Practical Strategies

Measure First, Order Second

Before buying any lumber for a repair or addition, measure the boards already in place with a tape measure — not a ruler estimate. In homes built before 1964, original framing may be closer to true nominal dimensions, and new stock will not match without shimming or adjustment.:

Keep a Nominal-to-Actual Cheat Sheet

Write the most common conversions on a notecard and keep it in your toolbox: 2x4 = 1.5 x 3.5, 2x6 = 1.5 x 5.5, 4x4 = 3.5 x 3.5. Project plans — especially older ones — sometimes list nominal sizes, and having the actual numbers on hand prevents miscalculations before a single cut is made.:

Hand-Pick Boards at the Yard

At most lumber yards, you can pull boards from the rack yourself or ask staff to help you select specific pieces. This matters when you need consistent thickness across a project — dimensional lumber can vary slightly even within a single bundle, and a warped or cupped board discovered after cutting costs more time than the selection process.:

Ask About True-Dimension Stock

Some specialty lumber suppliers and hardwood dealers sell true-dimension stock — boards that actually measure what the label says.
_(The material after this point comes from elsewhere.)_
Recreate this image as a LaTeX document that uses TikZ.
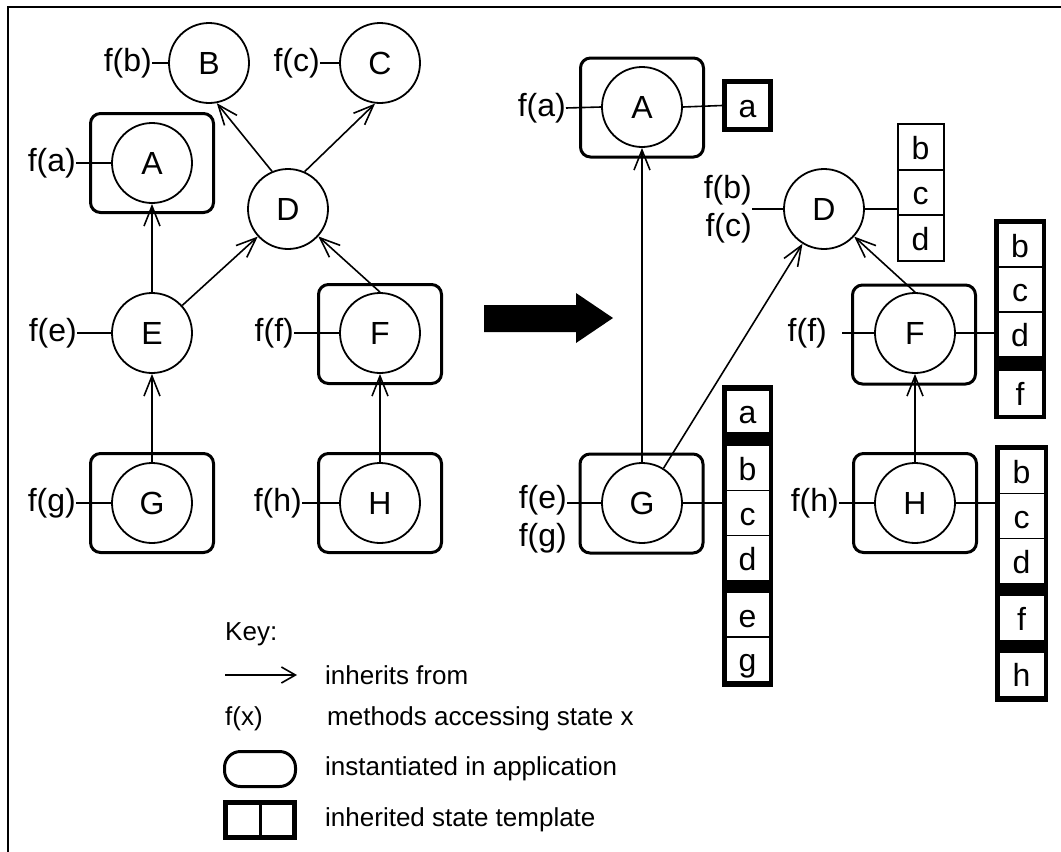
\documentclass[tikz,border=0pt]{standalone}
\usepackage{fontspec}
\setmainfont{Liberation Sans}
\usetikzlibrary{arrows.meta}
\begin{document}
\begin{tikzpicture}[x=1pt,y=-1pt,
  lbl/.style={font=\fontsize{32}{38}\selectfont, inner sep=0pt, align=right},
  keytxt/.style={font=\fontsize{26}{30}\selectfont, inner sep=0pt, anchor=west},
  cls/.style={circle, draw, line width=1.8pt, minimum size=80pt, inner sep=0pt, font=\fontsize{32}{38}\selectfont},
  inst/.style={draw, line width=3pt, rounded corners=10pt, minimum width=123pt, minimum height=99pt, inner sep=0pt},
  inh/.style={line width=1.6pt, -{Straight Barb[length=20pt,width=16pt,line width=1.6pt]}},
  acc/.style={line width=1.6pt},
  cell/.style={draw, line width=1.6pt, minimum height=45pt, inner sep=0pt, text height=24pt, text depth=0pt, font=\fontsize{32}{38}\selectfont},
  tmpl/.style={draw, line width=4.5pt, inner sep=0pt},
  band/.style={fill=black}
]
\useasboundingbox (0,0) rectangle (1061,852);
% frame
\draw[line width=2.2pt] (1061,7) -- (8,7) -- (8,852);

% ---------------- left diagram ----------------
\node[inst] (Abox) at (152,163) {};
\node[inst] (Fbox) at (380,334) {};
\node[inst] (Gbox) at (152,503) {};
\node[inst] (Hbox) at (380,503) {};

\node[cls] (B) at (209,63) {B};
\node[cls] (C) at (380,63) {C};
\node[cls] (A) at (152,163) {A};
\node[cls] (D) at (288,209) {D};
\node[cls] (E) at (152,333) {E};
\node[cls] (F) at (380,333) {F};
\node[cls] (G) at (152,503) {G};
\node[cls] (H) at (380,503) {H};

\node[lbl, anchor=east] (fb) at (152,63) {f(b)};
\node[lbl, anchor=east] (fc) at (320,63) {f(c)};
\node[lbl, anchor=east] (fa) at (76,163) {f(a)};
\node[lbl, anchor=east] (fe) at (77,333) {f(e)};
\node[lbl, anchor=east] (ff) at (294,333) {f(f)};
\node[lbl, anchor=east] (fg) at (76,503) {f(g)};
\node[lbl, anchor=east] (fh) at (302,503) {f(h)};

\draw[acc] (fb.east) -- (B.west);
\draw[acc] (fc.east) -- (C.west);
\draw[acc] (fa.east) -- (A.west);
\draw[acc] (fe.east) -- (E.west);
\draw[acc] (ff.east) -- (F.west);
\draw[acc] (fg.east) -- (G.west);
\draw[acc] (fh.east) -- (H.west);

\draw[inh] (D.113) -- (B.-79);
\draw[inh] (D.66) -- (C.-97);
\draw[inh] (E) -- (A);
\draw[inh] (E) -- (D);
\draw[inh] (F.north) -- (D);
\draw[inh] (G) -- (E);
\draw[inh] (H) -- (F);

% big arrow
\fill (484,305) -- (576,305) -- (576,293) -- (613,318) -- (576,343) -- (576,332) -- (484,332) -- cycle;

% ---------------- right diagram ----------------
\node[inst] (A2box) at (642,107.5) {};
\node[inst] (F2box) at (914,334.5) {};
\node[inst] (G2box) at (641.5,503.5) {};
\node[inst] (H2box) at (915,503) {};

\node[cls] (A2) at (642,107) {A};
\node[cls] (D2) at (824,209) {D};
\node[cls] (F2) at (915,333) {F};
\node[cls] (G2) at (642,503) {G};
\node[cls] (H2) at (915,503) {H};

\node[lbl, anchor=east] (fa2) at (566,108) {f(a)};
\node[lbl, anchor=east] (fbc2) at (752,209) {f(b)\\f(c)};
\node[lbl, anchor=east] (ff2) at (827,333) {f(f)};
\coordinate (ff2s) at (842,333);
\node[lbl, anchor=east] (feg2) at (567,519) {f(e)\\f(g)};
\node[lbl, anchor=east] (fh2) at (839,503) {f(h)};

\draw[acc] (fa2.east) -- (A2.west);
\draw[acc] (fbc2.east) -- (D2.west);
\draw[acc] (ff2s) -- (F2.west);
\draw[acc] (feg2.east |- G2.west) -- (G2.west);
\draw[acc] (fh2.east) -- (H2.west);

\draw[inh] (G2) -- (A2);
\draw[inh] (G2) -- (D2);
\draw[inh] (F2.north) -- (D2);
\draw[inh] (H2) -- (F2);

% state of A
\node[draw, line width=5pt, minimum width=46pt, minimum height=48pt, inner sep=0pt,
      text height=24pt, text depth=0pt, font=\fontsize{32}{38}\selectfont] (sa) at (747.5,105.5) {a};
\draw[acc] (A2.east) -- (sa.west);

% state of D (thin)
\node[cell, line width=2pt, minimum width=46pt, minimum height=45.5pt] (db) at (920.5,147) {b};
\node[cell, line width=2pt, minimum width=46pt, minimum height=45.5pt] (dc) at (920.5,192.5) {c};
\node[cell, line width=2pt, minimum width=46pt, minimum height=45.5pt] (dd) at (920.5,238) {d};
\draw[acc] (D2.east) -- (D2.east -| dc.west);

% state of F
\node[cell, minimum width=47.5pt] (fsb) at (1020,245) {b};
\node[cell, minimum width=47.5pt] (fsc) at (1020,289.5) {c};
\node[cell, minimum width=47.5pt] (fsd) at (1020,334.5) {d};
\fill[band] (996,357) rectangle (1044,371);
\node[cell, minimum width=47.5pt] (fsf) at (1020,393) {f};
\node[tmpl, minimum width=47.5pt, minimum height=195.5pt] (fstack) at (1020,319) {};
\draw[acc] (F2.east) -- (F2.east -| fstack.west);

% state of G
\node[cell, minimum width=46.5pt, minimum height=43pt] (gsa) at (747.5,411.5) {a};
\fill[band] (724,433) rectangle (771,446);
\node[cell, minimum width=46.5pt] (gsb) at (747.5,468) {b};
\node[cell, minimum width=46.5pt] (gsc) at (747.5,513) {c};
\node[cell, minimum width=46.5pt] (gsd) at (747.5,558) {d};
\fill[band] (724,580) rectangle (771,593);
\node[cell, minimum width=46.5pt] (gse) at (747.5,615) {e};
\node[cell, minimum width=46.5pt] (gsg) at (747.5,659.5) {g};
\node[tmpl, minimum width=46.5pt, minimum height=297.5pt] (gstack) at (747.5,536) {};
\draw[acc] (G2.east) -- (G2.east -| gstack.west);

% state of H
\node[cell, minimum width=48.5pt] (hsb) at (1021.5,471) {b};
\node[cell, minimum width=48.5pt] (hsc) at (1021.5,516) {c};
\node[cell, minimum width=48.5pt] (hsd) at (1021.5,561) {d};
\fill[band] (997,583) rectangle (1046,596);
\node[cell, minimum width=48.5pt] (hsf) at (1021.5,618) {f};
\fill[band] (997,640) rectangle (1046,652);
\node[cell, minimum width=48.5pt] (hsh) at (1021.5,674.5) {h};
\node[tmpl, minimum width=48.5pt, minimum height=252.5pt] (hstack) at (1021.5,573.5) {};
\draw[acc] (H2.east) -- (H2.east -| hstack.west);

% ---------------- key ----------------
\node[keytxt] (key) at (225,634) {Key:};
\coordinate (k1) at (225,675);
\coordinate (k2) at (297,675);
\draw[line width=1.6pt, -{Straight Barb[length=14pt,width=16pt,line width=1.6pt]}] (k1) -- (k2);
\node[keytxt] (kt1) at (325,675) {inherits from};
\node[keytxt] (kfx) at (225,719) {f(x)};
\node[keytxt] (kt2) at (327,719) {methods accessing state x};
\node[draw, line width=3pt, rounded corners=16pt, minimum width=71pt, minimum height=35pt, inner sep=0pt] (kinst) at (260,769) {};
\node[keytxt] (kt3) at (325,769) {instantiated in application};
\node[draw, line width=5pt, minimum width=69pt, minimum height=35pt, inner sep=0pt] (ktmpl) at (260,820) {};
\draw[line width=3pt] (ktmpl.north) -- (ktmpl.south);
\node[keytxt] (kt4) at (325,820) {inherited state template};
\end{tikzpicture}
\end{document}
For finish carpentry, built-ins, or any project where exact fit matters, it is worth calling ahead to ask whether true-dimension options are available before defaulting to standard dimensional lumber.:

Match Old Framing Before Drywalling

When adding new studs or plates to an existing wall in an older home, check whether the new lumber sits flush with the originals before hanging drywall. A half-inch difference in stud depth creates a visible ridge in the finished wall. Furring strips or a quick planing pass can correct the gap before it becomes a cosmetic problem.:

The gap between what lumber is called and what it actually measures is one of those things that seems minor until it is not — and for anyone working on an older home, it can surface at exactly the wrong moment. The 1964 standard did not create confusion on purpose; it was the industry catching up to what mills had already been doing for years. But knowing the history makes the math easier, and knowing the actual dimensions before you start a project puts you ahead of most first-time buyers in the lumber aisle. Old-school builders have been carrying this knowledge for decades — now you have it too.